Set exercise: Quote the whole listing word for word. Do not include the pictures.
····················
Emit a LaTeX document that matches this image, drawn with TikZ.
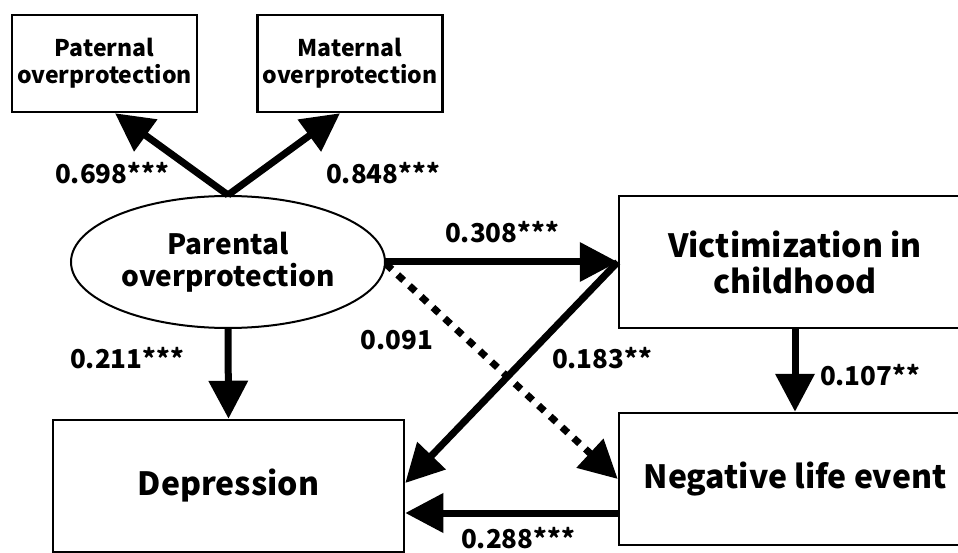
\documentclass[tikz,border=0pt]{standalone}
\usepackage{fontspec}
\setmainfont{Noto Sans CJK JP}
\usetikzlibrary{arrows.meta,calc,shapes.geometric}
\begin{document}
\begin{tikzpicture}[x=1pt,y=-1pt,
  box/.style={draw,line width=2.5pt,rectangle,inner sep=0pt,align=center},
  smallbox/.style={box,minimum width=185pt,minimum height=97pt,font=\fontsize{23}{27}\selectfont\bfseries},
  bigbox/.style={box,minimum width=352pt,minimum height=132pt,font=\fontsize{32}{36}\selectfont\bfseries},
  latent/.style={draw,ellipse,line width=2pt,minimum width=314pt,minimum height=132pt,inner sep=0pt,align=center,font=\fontsize{28}{32}\selectfont\bfseries},
  conn/.style={line width=7pt,-{Triangle[length=38pt,width=38pt]}},
  dotconn/.style={line width=7pt,dash pattern=on 8pt off 8pt,-{Triangle[length=38pt,width=38pt]}},
  lab/.style={font=\fontsize{26}{30}\selectfont\bfseries,inner sep=0pt}]
\useasboundingbox (0,0) rectangle (958,553);
\fill[white] (0,0) rectangle (958,553);
\clip (0,0) rectangle (958,553);
\node[smallbox] (pat) at (104.5,63.5) {Paternal\\overprotection};
\node[smallbox] (mat) at (350,63.5) {Maternal\\overprotection};
\node[latent] (ell) at (228,262) {Parental\\overprotection};
\node[bigbox] (vic) at (795,262) {Victimization in\\childhood};
\node[bigbox] (neg) at (795,479) {Negative life event};
\node[bigbox,minimum width=351pt] (dep) at (228.5,486) {Depression};
\draw[conn] (ell.north) -- ([xshift=10.5pt]pat.south);
\draw[conn] (ell.north) -- ([xshift=-10pt]mat.south);
\draw[conn] (ell.south) -- (dep.north);
\draw[conn] (ell.east) -- (vic.west);
\draw[dotconn] ([yshift=-2pt]ell.east) -- (neg.west);
\draw[conn] (vic.west) -- ([yshift=3pt]dep.east);
\draw[conn] (vic.south) -- (neg.north);
\draw[conn] ([yshift=-34pt]neg.west) -- ([yshift=-27pt]dep.east);
\node[lab] (l1) at (112,173) {0.698***};
\node[lab] (l2) at (383,173) {0.848***};
\node[lab] (l3) at (502,232) {0.308***};
\node[lab] (l4) at (397,340) {0.091};
\node[lab] (l5) at (127,358) {0.211***};
\node[lab] (l6) at (602,358) {0.183**};
\node[lab] (l7) at (870,375) {0.107**};
\node[lab] (l8) at (518,538) {0.288***};
\end{tikzpicture}
\end{document}
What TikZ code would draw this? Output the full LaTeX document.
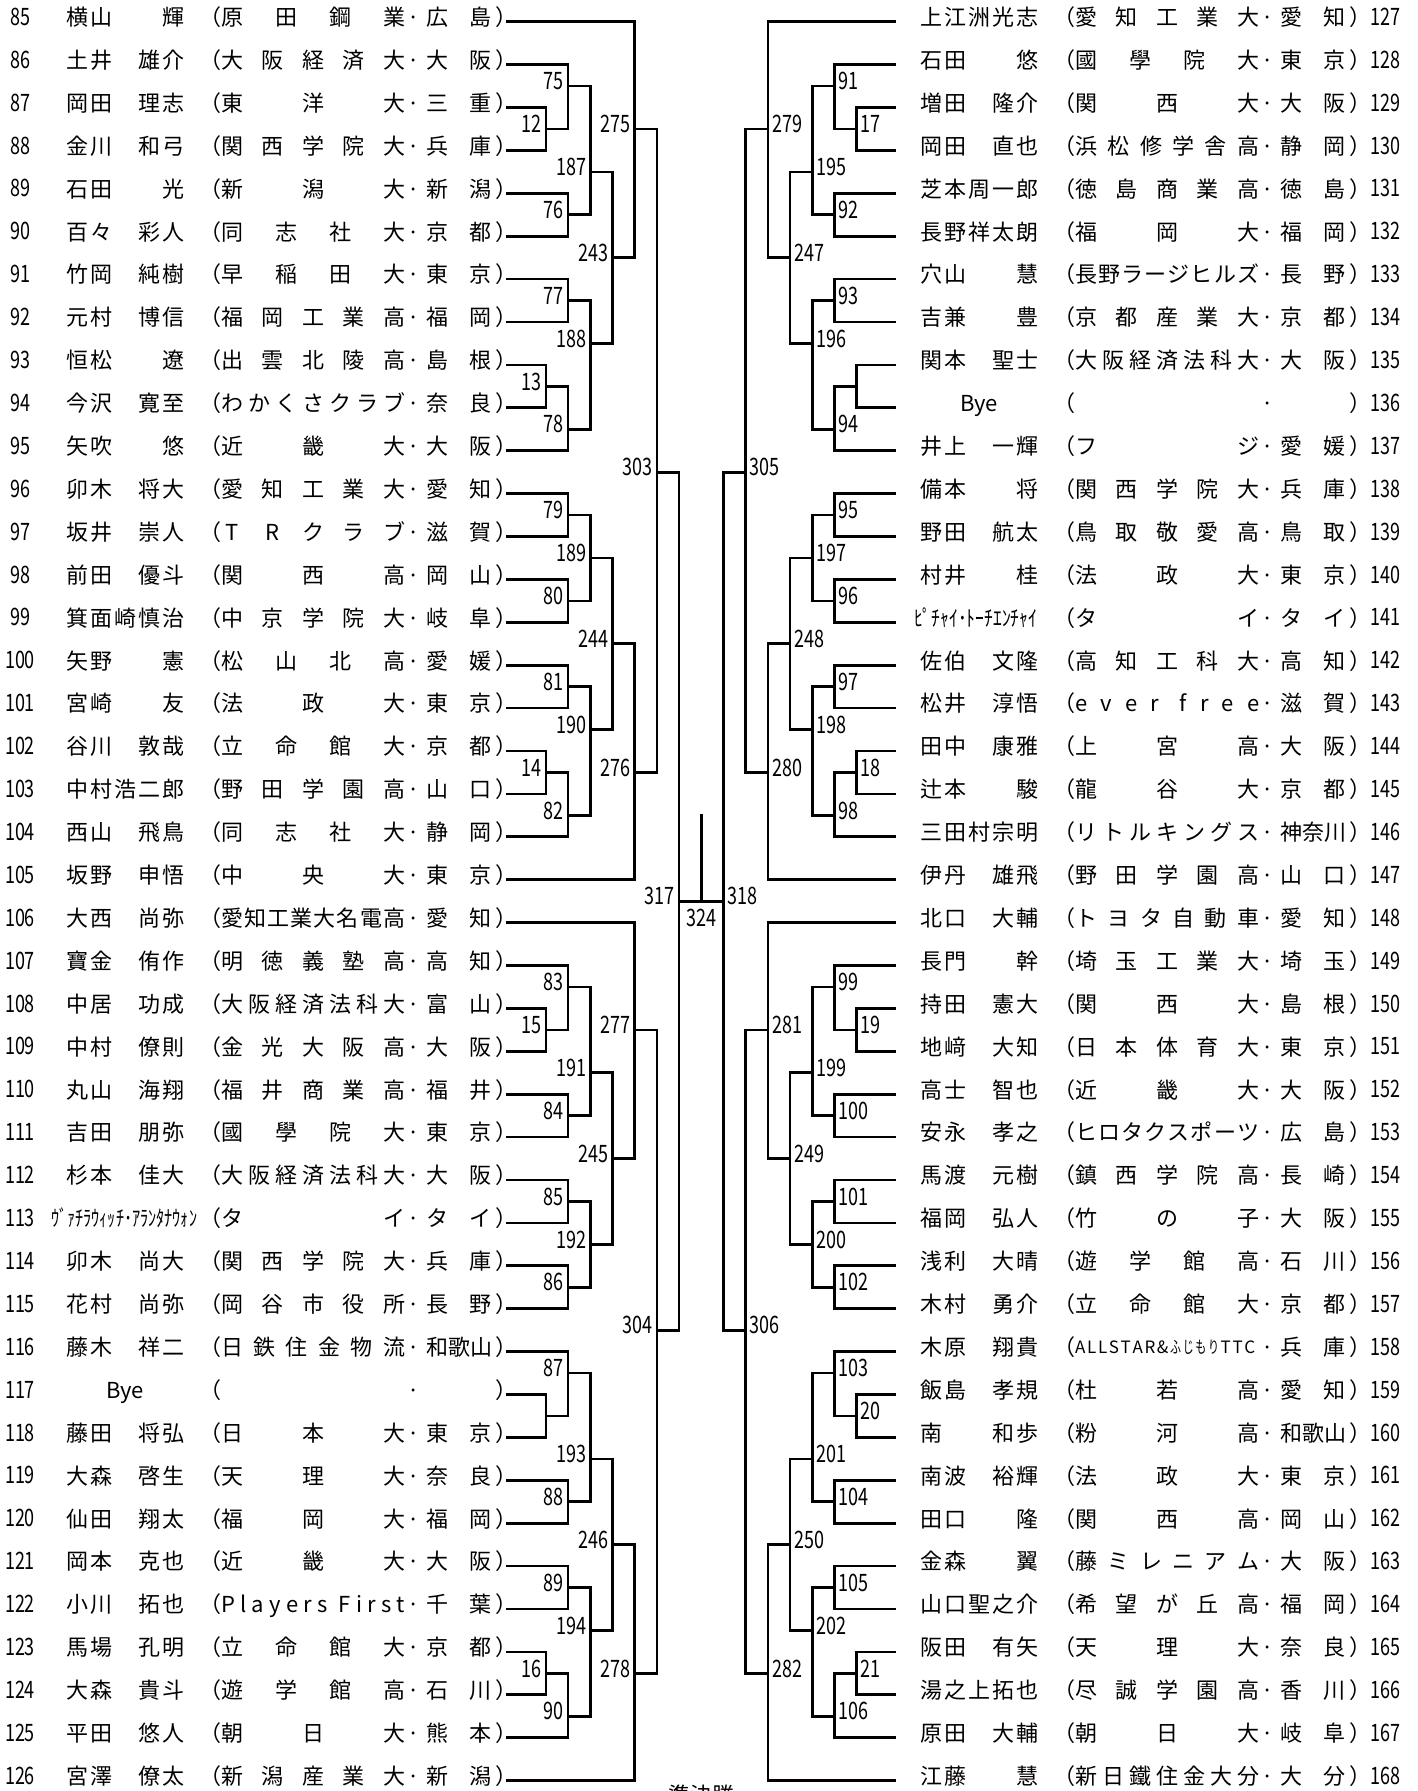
····················
Task output:
Emit a LaTeX document that matches this image, drawn with TikZ.
\documentclass[tikz,border=0pt]{standalone}
\usepackage{fontspec}
\setmainfont{Noto Sans CJK JP}
\usetikzlibrary{arrows.meta,calc,shapes.geometric}
\begin{document}
\begin{tikzpicture}[x=1pt,y=-1pt,
  box/.style={draw,line width=2.5pt,rectangle,inner sep=0pt,align=center},
  smallbox/.style={box,minimum width=185pt,minimum height=97pt,font=\fontsize{23}{27}\selectfont\bfseries},
  bigbox/.style={box,minimum width=352pt,minimum height=132pt,font=\fontsize{32}{36}\selectfont\bfseries},
  latent/.style={draw,ellipse,line width=2pt,minimum width=314pt,minimum height=132pt,inner sep=0pt,align=center,font=\fontsize{28}{32}\selectfont\bfseries},
  conn/.style={line width=7pt,-{Triangle[length=38pt,width=38pt]}},
  dotconn/.style={line width=7pt,dash pattern=on 8pt off 8pt,-{Triangle[length=38pt,width=38pt]}},
  lab/.style={font=\fontsize{26}{30}\selectfont\bfseries,inner sep=0pt}]
\useasboundingbox (0,0) rectangle (958,553);
\fill[white] (0,0) rectangle (958,553);
\clip (0,0) rectangle (958,553);
\node[smallbox] (pat) at (104.5,63.5) {Paternal\\overprotection};
\node[smallbox] (mat) at (350,63.5) {Maternal\\overprotection};
\node[latent] (ell) at (228,262) {Parental\\overprotection};
\node[bigbox] (vic) at (795,262) {Victimization in\\childhood};
\node[bigbox] (neg) at (795,479) {Negative life event};
\node[bigbox,minimum width=351pt] (dep) at (228.5,486) {Depression};
\draw[conn] (ell.north) -- ([xshift=10.5pt]pat.south);
\draw[conn] (ell.north) -- ([xshift=-10pt]mat.south);
\draw[conn] (ell.south) -- (dep.north);
\draw[conn] (ell.east) -- (vic.west);
\draw[dotconn] ([yshift=-2pt]ell.east) -- (neg.west);
\draw[conn] (vic.west) -- ([yshift=3pt]dep.east);
\draw[conn] (vic.south) -- (neg.north);
\draw[conn] ([yshift=-34pt]neg.west) -- ([yshift=-27pt]dep.east);
\node[lab] (l1) at (112,173) {0.698***};
\node[lab] (l2) at (383,173) {0.848***};
\node[lab] (l3) at (502,232) {0.308***};
\node[lab] (l4) at (397,340) {0.091};
\node[lab] (l5) at (127,358) {0.211***};
\node[lab] (l6) at (602,358) {0.183**};
\node[lab] (l7) at (870,375) {0.107**};
\node[lab] (l8) at (518,538) {0.288***};
\end{tikzpicture}
\end{document}
What TikZ code would draw this? Output the full LaTeX document.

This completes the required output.